Records for processing:
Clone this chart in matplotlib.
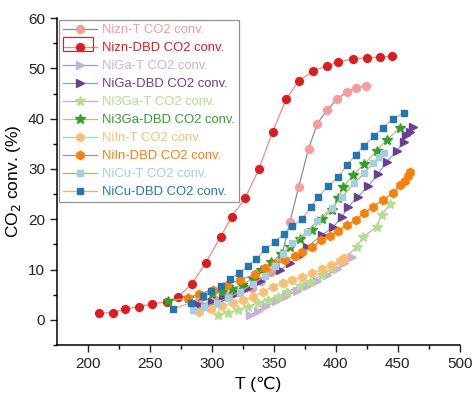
import matplotlib
matplotlib.use("Agg")
import matplotlib.pyplot as plt
from matplotlib.patches import Rectangle

plt.rcParams['font.family'] = ['Liberation Sans', 'DejaVu Sans']

# ---- data ----
nizn_t_T = [290, 302, 313, 322, 332, 340, 348, 356, 363, 370, 378, 385, 393, 401, 409, 416, 424]
nizn_t_v = [3.8, 4.2, 4.8, 5.6, 6.4, 7.8, 9.5, 12.3, 19.5, 26.4, 34.0, 39.0, 41.7, 43.9, 45.3, 46.1, 46.5]

nizn_dbd_T = [209, 220, 230, 241, 252, 264, 273, 284, 295, 307, 316, 327, 338, 349,
              360, 370, 382, 393, 402, 414, 425, 436, 445]
nizn_dbd_v = [1.4, 1.4, 2.2, 2.6, 3.2, 3.6, 4.6, 7.2, 11.3, 16.5, 20.5, 24.3, 30.0, 37.4,
              43.9, 47.5, 49.5, 50.5, 51.3, 51.9, 52.1, 52.3, 52.4]

niga_t_T = [331, 337, 344, 352, 360, 369, 377, 385, 393, 401, 407, 413]
niga_t_v = [1.0, 1.8, 2.8, 3.8, 4.8, 5.8, 6.8, 7.8, 8.9, 10.1, 11.3, 12.5]

niga_dbd_T = [290, 300, 309, 320, 329, 339, 355, 363, 370, 377, 389, 398, 405, 410,
              418, 426, 434, 441, 449, 455, 457, 460, 462]
niga_dbd_v = [3.0, 3.6, 4.4, 5.4, 6.4, 7.8, 9.9, 11.3, 12.7, 14.5, 16.9, 18.5, 20.5, 22.5,
              24.5, 26.6, 29.0, 31.4, 33.6, 35.4, 36.8, 37.4, 38.4]

ni3ga_t_T = [305, 313, 321, 329, 337, 345, 353, 361, 371, 379, 389, 397, 405, 417, 422, 433, 437, 444]
ni3ga_t_v = [1.0, 1.4, 2.0, 2.6, 3.4, 4.0, 4.6, 5.6, 6.8, 7.6, 8.9, 10.3, 11.9, 14.5, 16.5, 18.5, 20.9, 23.1]

ni3ga_dbd_T = [265, 281, 291, 300, 308, 316, 324, 333, 340, 348, 356, 363, 371, 381, 389,
               397, 402, 406, 414, 423, 433, 441, 452]
ni3ga_dbd_v = [3.8, 4.3, 4.7, 5.2, 5.6, 6.2, 7.0, 8.2, 9.9, 11.5, 13.1, 14.5, 16.1, 17.9, 20.1,
               21.9, 24.2, 26.4, 28.8, 31.0, 33.6, 35.8, 38.2]

niin_t_T = [290, 299, 308, 317, 325, 333, 341, 349, 357, 365, 373, 381, 389, 396, 403, 407]
niin_t_v = [1.6, 2.2, 2.8, 3.4, 4.0, 4.6, 5.6, 6.6, 7.4, 8.0, 8.5, 9.3, 10.1, 10.9, 11.7, 12.3]

niin_dbd_T = [281, 290, 301, 312, 323, 335, 343, 351, 359, 367, 373, 381, 388, 395, 402,
              409, 416, 423, 430, 438, 446, 452, 456, 458, 460]
niin_dbd_v = [4.4, 5.2, 6.0, 7.0, 8.0, 9.1, 10.3, 11.1, 11.9, 12.7, 13.5, 14.5, 15.9, 16.7, 17.7,
              18.9, 19.9, 21.3, 22.5, 23.9, 25.2, 26.8, 27.6, 28.6, 29.4]

nicu_t_T = [285, 294, 304, 313, 323, 333, 343, 351, 357, 365, 377, 385, 397, 405, 415, 423, 430, 435, 439]
nicu_t_v = [2.0, 2.6, 3.4, 4.4, 5.6, 7.2, 8.7, 10.7, 13.1, 15.3, 17.5, 19.7, 22.3, 24.5, 27.2,
            29.2, 31.2, 32.4, 33.2]

nicu_dbd_T = [269, 283, 293, 299, 307, 315, 322, 329, 336, 343, 351, 358, 365, 373, 380,
              386, 394, 402, 409, 416, 423, 431, 438, 446, 455]
nicu_dbd_v = [2.2, 3.4, 4.8, 5.8, 6.8, 8.2, 9.3, 10.7, 12.1, 14.1, 15.5, 17.1, 18.7, 20.1, 22.5,
              24.5, 26.6, 28.4, 30.8, 32.8, 34.6, 36.6, 38.2, 40.0, 41.2]

series = [
    ("Nizn-T CO2 conv.", nizn_t_T, nizn_t_v, 'o', '#fb9a99', '#8c8c8c', 5.6),
    ("Nizn-DBD CO2 conv.", nizn_dbd_T, nizn_dbd_v, 'o', '#e31a1c', '#f08a8a', 5.6),
    ("NiGa-T CO2 conv.", niga_t_T, niga_t_v, '>', '#cab2d6', '#8fa3c8', 6),
    ("NiGa-DBD CO2 conv.", niga_dbd_T, niga_dbd_v, '>', '#6a3d9a', '#6cb8b0', 6),
    ("Ni3Ga-T CO2 conv.", ni3ga_t_T, ni3ga_t_v, '*', '#b2df8a', '#c9a6dc', 7),
    ("Ni3Ga-DBD CO2 conv.", ni3ga_dbd_T, ni3ga_dbd_v, '*', '#33a02c', '#c8b870', 7),
    ("NiIn-T CO2 conv.", niin_t_T, niin_t_v, 'h', '#fdbf6f', '#7fdede', 6),
    ("NiIn-DBD CO2 conv.", niin_dbd_T, niin_dbd_v, 'h', '#ff7f00', '#a88aa8', 6),
    ("NiCu-T CO2 conv.", nicu_t_T, nicu_t_v, 's', '#a6cee3', '#b8b46a', 5),
    ("NiCu-DBD CO2 conv.", nicu_dbd_T, nicu_dbd_v, 's', '#1f78b4', '#f4a878', 5),
]

fig = plt.figure(figsize=(4.74, 3.93), dpi=100)
ax = fig.add_axes([0.120, 0.122, 0.850, 0.832])

for label, T, v, mk, mcol, lcol, ms in series:
    ax.plot(T, v, color=lcol, lw=0.9, marker=mk, markersize=ms,
            markerfacecolor=mcol, markeredgecolor=mcol, label=label)

ax.set_xlim(175, 500)
ax.set_ylim(-5, 60)
ax.set_xticks([200, 250, 300, 350, 400, 450, 500])
ax.set_xticks([225, 275, 325, 375, 425, 475], minor=True)
ax.set_yticks([0, 10, 20, 30, 40, 50, 60])
ax.set_yticks([-5, 5, 15, 25, 35, 45, 55], minor=True)
ax.tick_params(which='major', direction='out', length=5, width=1, labelsize=11, colors='#222222')
ax.tick_params(which='minor', direction='out', length=3, width=1)
ax.spines['top'].set_visible(False)
ax.spines['right'].set_visible(False)
for s in ('left', 'bottom'):
    ax.spines[s].set_linewidth(1.1)

ax.set_xlabel('T (℃)', fontsize=12.5, labelpad=4)
ax.set_ylabel('CO$_2$ conv. (%)', fontsize=12.5, labelpad=4)

leg = ax.legend(loc='upper left', fontsize=9.4, frameon=True, fancybox=False,
                edgecolor='#777777', borderaxespad=0.15, handlelength=2.6,
                labelspacing=0.45, borderpad=0.3, handletextpad=0.4)
leg.get_frame().set_linewidth(0.9)
for txt, s in zip(leg.get_texts(), series):
    txt.set_color(s[4])

# red selection box around the second legend handle
fig.patches.append(Rectangle((63 / 474, 1 - 51 / 393), 30 / 474, 14 / 393,
                             transform=fig.transFigure, fill=False,
                             edgecolor='#e31a1c', lw=0.8))

fig.savefig('out.png', dpi=100)
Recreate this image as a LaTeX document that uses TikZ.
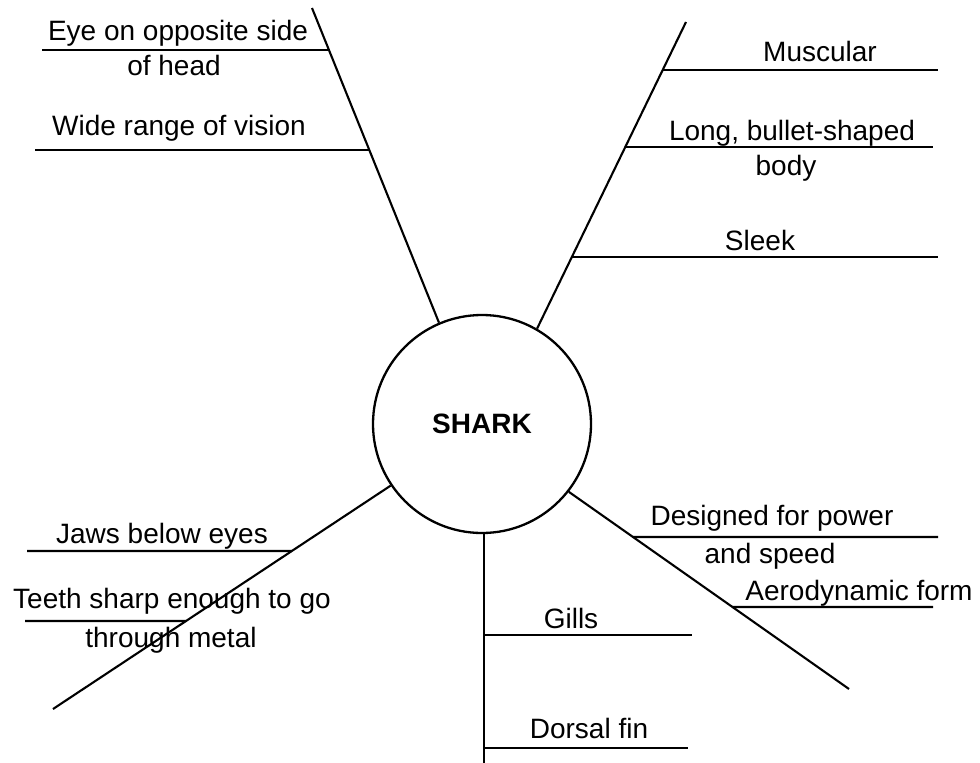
\documentclass[tikz,border=0pt]{standalone}
\usepackage{fontspec}
\setmainfont{Liberation Sans}

\begin{document}
\begin{tikzpicture}[x=1pt,y=-1pt,line width=2.1pt,
		lbl/.style={anchor=base,inner sep=0pt,font=\fontsize{28}{33}\selectfont}]
		\useasboundingbox (0,0) rectangle (980,763);
		\node[circle,draw,line width=2.3pt,minimum size=218pt,inner sep=0pt,
			font=\fontsize{28}{33}\selectfont\bfseries] (shark) at (482,424) {SHARK};
		
		\coordinate (eyeend) at (312,8);
		\coordinate (bodyend) at (686,22);
		\coordinate (jawend) at (53,709);
		\coordinate (powerend) at (849,689);
		\coordinate (finend) at (484,763);
		
		\draw (shark.113) -- (eyeend);
		\draw (shark.60) -- (bodyend);
		\draw (shark.214) -- (jawend);
		\draw (shark.322) -- (powerend);
		\draw (finend |- shark.south) -- (finend);
		
		\draw (42,50) -- (intersection of shark.113--eyeend and 0,50--1,50);
		\draw (35,150) -- (intersection of shark.113--eyeend and 0,150--1,150);
		\node[lbl] (eye) at (178,40) {Eye on opposite side};
		\node[lbl] (head) at (174,75) {of head};
		\node[lbl] (vision) at (179,135) {Wide range of vision};
		
		\draw (intersection of shark.60--bodyend and 0,70--1,70) -- (938,70);
		\draw (intersection of shark.60--bodyend and 0,147--1,147) -- (933,147);
		\draw (intersection of shark.60--bodyend and 0,257--1,257) -- (938,257);
		\node[lbl] (muscular) at (820,61) {Muscular};
		\node[lbl] (bullet) at (792,140) {Long, bullet-shaped};
		\node[lbl] (body) at (786,175) {body};
		\node[lbl] (sleek) at (760,250) {Sleek};
		
		\draw (27,551) -- (intersection of shark.214--jawend and 0,551--1,551);
		\draw (25,621) -- (intersection of shark.214--jawend and 0,621--1,621);
		\node[lbl] (jaws) at (162,543) {Jaws below eyes};
		\node[lbl] (teeth) at (172,608) {Teeth sharp enough to go};
		\node[lbl] (metal) at (171,647) {through metal};
		
		\draw (intersection of shark.322--powerend and 0,537--1,537) -- (938,537);
		\draw (intersection of shark.322--powerend and 0,607--1,607) -- (933,607);
		\node[lbl] (power) at (772,525) {Designed for power};
		\node[lbl] (speed) at (770,563) {and speed};
		\node[lbl] (aero) at (859,600) {Aerodynamic form};
		
		\draw (finend |- 0,635) -- (692,635);
		\draw (finend |- 0,748) -- (688,748);
		\node[lbl] (gills) at (571,628) {Gills};
		\node[lbl] (dorsal) at (589,738) {Dorsal fin};
	\end{tikzpicture}
\end{document}
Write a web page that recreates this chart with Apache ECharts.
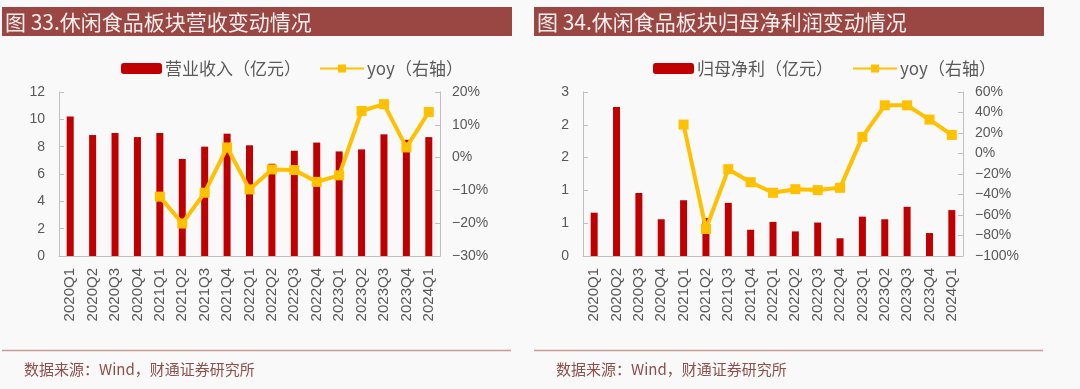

Problem requirements:
Repeat exactly the part that opens with the line containing "Recreate this image" and closes with the line containing "shark.south) -- (finend);". Include both end lines, and drop the pictures.

Output for this exercise:
Recreate this image as a LaTeX document that uses TikZ.
\documentclass[tikz,border=0pt]{standalone}
\usepackage{fontspec}
\setmainfont{Liberation Sans}

\begin{document}
\begin{tikzpicture}[x=1pt,y=-1pt,line width=2.1pt,
		lbl/.style={anchor=base,inner sep=0pt,font=\fontsize{28}{33}\selectfont}]
		\useasboundingbox (0,0) rectangle (980,763);
		\node[circle,draw,line width=2.3pt,minimum size=218pt,inner sep=0pt,
			font=\fontsize{28}{33}\selectfont\bfseries] (shark) at (482,424) {SHARK};
		
		\coordinate (eyeend) at (312,8);
		\coordinate (bodyend) at (686,22);
		\coordinate (jawend) at (53,709);
		\coordinate (powerend) at (849,689);
		\coordinate (finend) at (484,763);
		
		\draw (shark.113) -- (eyeend);
		\draw (shark.60) -- (bodyend);
		\draw (shark.214) -- (jawend);
		\draw (shark.322) -- (powerend);
		\draw (finend |- shark.south) -- (finend);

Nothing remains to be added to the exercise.